→ YOUR INSTRUCTIONS
Identify all lines below that hold "matplotlib" and collect them.

→ SUPPLIED DATA
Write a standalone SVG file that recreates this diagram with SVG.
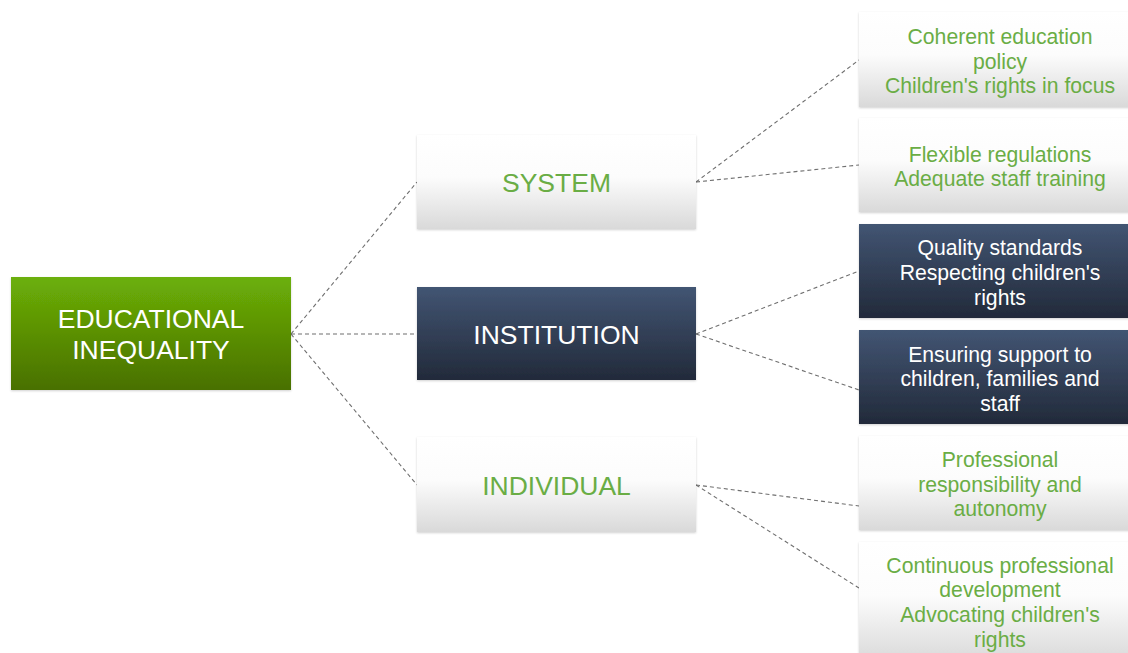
<svg xmlns="http://www.w3.org/2000/svg" width="1128" height="653" viewBox="0 0 1128 653">
<defs>
<linearGradient id="gGreen" x1="0" y1="0" x2="0" y2="1"><stop offset="0" stop-color="#6cb008"/><stop offset="1" stop-color="#497000"/></linearGradient>
<linearGradient id="gNavy" x1="0" y1="0" x2="0" y2="1"><stop offset="0" stop-color="#425573"/><stop offset="1" stop-color="#222a3a"/></linearGradient>
<linearGradient id="gWhite" x1="0" y1="0" x2="0" y2="1"><stop offset="0" stop-color="#ffffff"/><stop offset="0.45" stop-color="#fcfcfc"/><stop offset="1" stop-color="#d9d9d9"/></linearGradient>
<filter id="sh" x="-5%" y="-5%" width="110%" height="115%"><feDropShadow dx="0" dy="1" stdDeviation="1.2" flood-color="#000" flood-opacity="0.18"/></filter>
</defs>
<style>
text{font-family:"Liberation Sans",Arial,sans-serif;text-anchor:middle}
.big{font-size:26.5px}
.sm{font-size:21.2px}
.w{fill:#ffffff}
.g{fill:#6aad45}
.conn line{stroke:#6f6f6f;stroke-width:1.1;stroke-dasharray:4 3;fill:none}
</style>
<rect width="1128" height="653" fill="#ffffff"/>
<g class="conn">
<line x1="291" y1="334" x2="417" y2="182"/>
<line x1="291" y1="334" x2="417" y2="334"/>
<line x1="291" y1="334" x2="417" y2="485"/>
<line x1="696" y1="182" x2="859" y2="60"/>
<line x1="696" y1="182" x2="859" y2="165"/>
<line x1="696" y1="334" x2="859" y2="271"/>
<line x1="696" y1="334" x2="859" y2="390"/>
<line x1="696" y1="485" x2="859" y2="506"/>
<line x1="696" y1="485" x2="859" y2="588"/>
</g>
<g id="root">
<rect x="11" y="277" width="280" height="113" fill="url(#gGreen)" filter="url(#sh)"/>
<text class="big w" x="151" y="328">EDUCATIONAL</text>
<text class="big w" x="151" y="359">INEQUALITY</text>
</g>
<g id="system">
<rect x="417" y="135" width="279" height="94" fill="url(#gWhite)" filter="url(#sh)"/>
<text class="big g" x="556.5" y="192">SYSTEM</text>
</g>
<g id="institution">
<rect x="417" y="287" width="279" height="93" fill="url(#gNavy)" filter="url(#sh)"/>
<text class="big w" x="556.5" y="344">INSTITUTION</text>
</g>
<g id="individual">
<rect x="417" y="437" width="279" height="95" fill="url(#gWhite)" filter="url(#sh)"/>
<text class="big g" x="556.5" y="495">INDIVIDUAL</text>
</g>
<g id="c1">
<rect x="859" y="12" width="282" height="95" fill="url(#gWhite)" filter="url(#sh)"/>
<text class="sm g" x="1000" y="44">Coherent education</text>
<text class="sm g" x="1000" y="69">policy</text>
<text class="sm g" x="1000" y="93">Children's rights in focus</text>
</g>
<g id="c2">
<rect x="859" y="118" width="282" height="94" fill="url(#gWhite)" filter="url(#sh)"/>
<text class="sm g" x="1000" y="162">Flexible regulations</text>
<text class="sm g" x="1000" y="186">Adequate staff training</text>
</g>
<g id="c3">
<rect x="859" y="224" width="282" height="94" fill="url(#gNavy)" filter="url(#sh)"/>
<text class="sm w" x="1000" y="255">Quality standards</text>
<text class="sm w" x="1000" y="280">Respecting children's</text>
<text class="sm w" x="1000" y="305">rights</text>
</g>
<g id="c4">
<rect x="859" y="330" width="282" height="94" fill="url(#gNavy)" filter="url(#sh)"/>
<text class="sm w" x="1000" y="362">Ensuring support to</text>
<text class="sm w" x="1000" y="386">children, families and</text>
<text class="sm w" x="1000" y="411">staff</text>
</g>
<g id="c5">
<rect x="859" y="436" width="282" height="94" fill="url(#gWhite)" filter="url(#sh)"/>
<text class="sm g" x="1000" y="467">Professional</text>
<text class="sm g" x="1000" y="492">responsibility and</text>
<text class="sm g" x="1000" y="516">autonomy</text>
</g>
<g id="c6">
<rect x="859" y="542" width="282" height="120" fill="url(#gWhite)" filter="url(#sh)"/>
<text class="sm g" x="1000" y="573">Continuous professional</text>
<text class="sm g" x="1000" y="597">development</text>
<text class="sm g" x="1000" y="622">Advocating children's</text>
<text class="sm g" x="1000" y="647">rights</text>
</g>
</svg>
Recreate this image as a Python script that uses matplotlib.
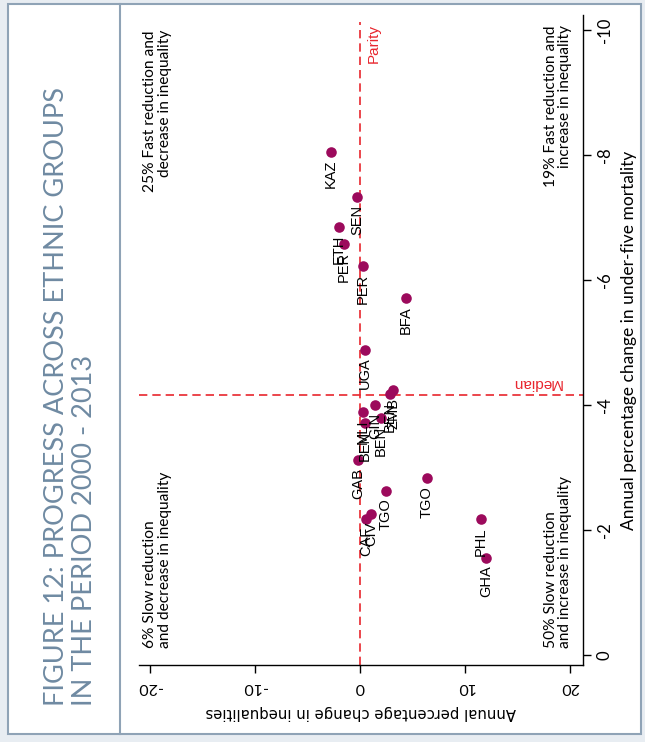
import matplotlib.pyplot as plt
from matplotlib.patches import Rectangle
from matplotlib.lines import Line2D

# ethnic groups: annual % change in inequality (x) and in under-five mortality (y)
labels = ['KAZ', 'SEN', 'ETH', 'PER', 'PER', 'BFA', 'UGA', 'ZMB', 'BEN', 'GIN',
          'MLI', 'BEN', 'BEN', 'GAB', 'TGO', 'TGO', 'CAF', 'CIV', 'PHL', 'GHA']
ineq = [-2.79, -0.25, -2.03, -1.52, 0.25, 4.35, 0.50, 3.17, 2.86, 1.43,
        0.26, 1.97, 0.48, -0.16, 2.48, 6.35, 0.57, 1.05, 11.49, 12.0]
u5mr = [-8.05, -7.33, -6.85, -6.57, -6.22, -5.71, -4.88, -4.24, -4.18, -4.00,
        -3.89, -3.79, -3.71, -3.12, -2.63, -2.83, -2.18, -2.26, -2.17, -1.56]
median_u5mr = -4.16
xticks = [-20, -10, 0, 10, 20]
yticks = [0, -2, -4, -6, -8, -10]

humanist = ['Lato', 'DejaVu Sans']
dot = '#9c0a5c'
red = '#e8262e'

fig = plt.figure(figsize=(6.45, 7.42), dpi=100)
fig.patch.set_facecolor('#e8edf2')

# panels (title panel + chart panel)
W, H = 645, 742
fig.patches.append(Rectangle((8 / W, 1 - 734 / H), (641 - 8) / W, (734 - 4) / H,
                             transform=fig.transFigure, facecolor='white',
                             edgecolor='#8fa3b6', lw=1.5, zorder=0))
fig.lines.append(Line2D([120 / W, 120 / W], [1 - 734 / H, 1 - 4 / H],
                        transform=fig.transFigure, color='#8fa3b6', lw=1.5))

fig.text(44 / W, 1 - 706 / H,
         'FIGURE 12: PROGRESS ACROSS ETHNIC GROUPS\nIN THE PERIOD 2000 - 2013',
         rotation=90, ha='left', va='bottom', multialignment='left',
         color='#6f8aa2', fontsize=19.5, family=humanist,
         linespacing=1.15)

ax = fig.add_axes([139 / W, 1 - 665 / H, (583 - 139) / W, (665 - 15) / H], zorder=2)
ax.set_xlim(-21.05, 21.24)
ax.set_ylim(0.16, -10.24)
ax.set_facecolor('none')

for s in ['left', 'top']:
    ax.spines[s].set_visible(False)
ax.spines['bottom'].set_linewidth(1)
ax.spines['right'].set_linewidth(1)

ax.yaxis.tick_right()
ax.yaxis.set_label_position('right')
ax.set_xticks(xticks)
ax.set_xticklabels([str(t) for t in xticks], rotation=180, family=humanist, fontsize=11.5)
ax.set_yticks(yticks)
ax.set_yticklabels([str(t) for t in yticks], rotation=90, va='center',
                   family=humanist, fontsize=12)
ax.tick_params(axis='both', length=6, width=1, pad=5)
ax.tick_params(axis='y', pad=4)

ax.set_xlabel('Annual percentage change in inequalities', rotation=180,
              fontsize=10.7, family='DejaVu Sans', labelpad=8)
ax.set_ylabel('Annual percentage change in under-five mortality', rotation=90,
              fontsize=12.5, family=humanist, labelpad=6)

# reference lines
ax.axvline(0, ymin=0, ymax=0.99, color=red, ls=(0, (5, 3)), lw=1.2, zorder=1)
ax.axhline(median_u5mr, color=red, ls=(0, (5, 3)), lw=1.2, zorder=1)
ax.text(1.3, -10.1, 'Parity', rotation=90, ha='center', va='top', color=red,
        fontsize=11, family='Liberation Sans')
ax.text(19.2, median_u5mr - 0.08, 'Median', rotation=180, ha='right', va='bottom',
        color=red, fontsize=11, family='Liberation Sans')

ax.scatter(ineq, u5mr, s=58, color=dot, zorder=3, linewidths=0)
for lab, x, y in zip(labels, ineq, u5mr):
    ax.annotate(lab, (x, y), xytext=(0, -5.5), textcoords='offset points',
                rotation=90, ha='center', va='top', fontsize=10.5,
                family='Liberation Sans', zorder=4)

# quadrant notes
qfont = dict(rotation=90, fontsize=11.2, family=humanist, linespacing=1.05)
ax.text(-20.67, -10.0, '25% Fast reduction and\ndecrease in inequality',
        ha='left', va='top', multialignment='right', **qfont)
ax.text(-20.67, -0.11, '6% Slow reduction\nand decrease in inequality',
        ha='left', va='bottom', multialignment='left', **qfont)
ax.text(20.2, -10.08, '19% Fast reduction and\nincrease in inequality',
        ha='right', va='top', multialignment='right', **qfont)
ax.text(20.2, -0.11, '50% Slow reduction\nand increase in inequality',
        ha='right', va='bottom', multialignment='left', **qfont)

fig.savefig('out.png', dpi=100, facecolor=fig.get_facecolor())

→ EXERCISE RESPONSE
Recreate this image as a Python script that uses matplotlib.
import matplotlib.pyplot as plt
from matplotlib.patches import Rectangle
from matplotlib.lines import Line2D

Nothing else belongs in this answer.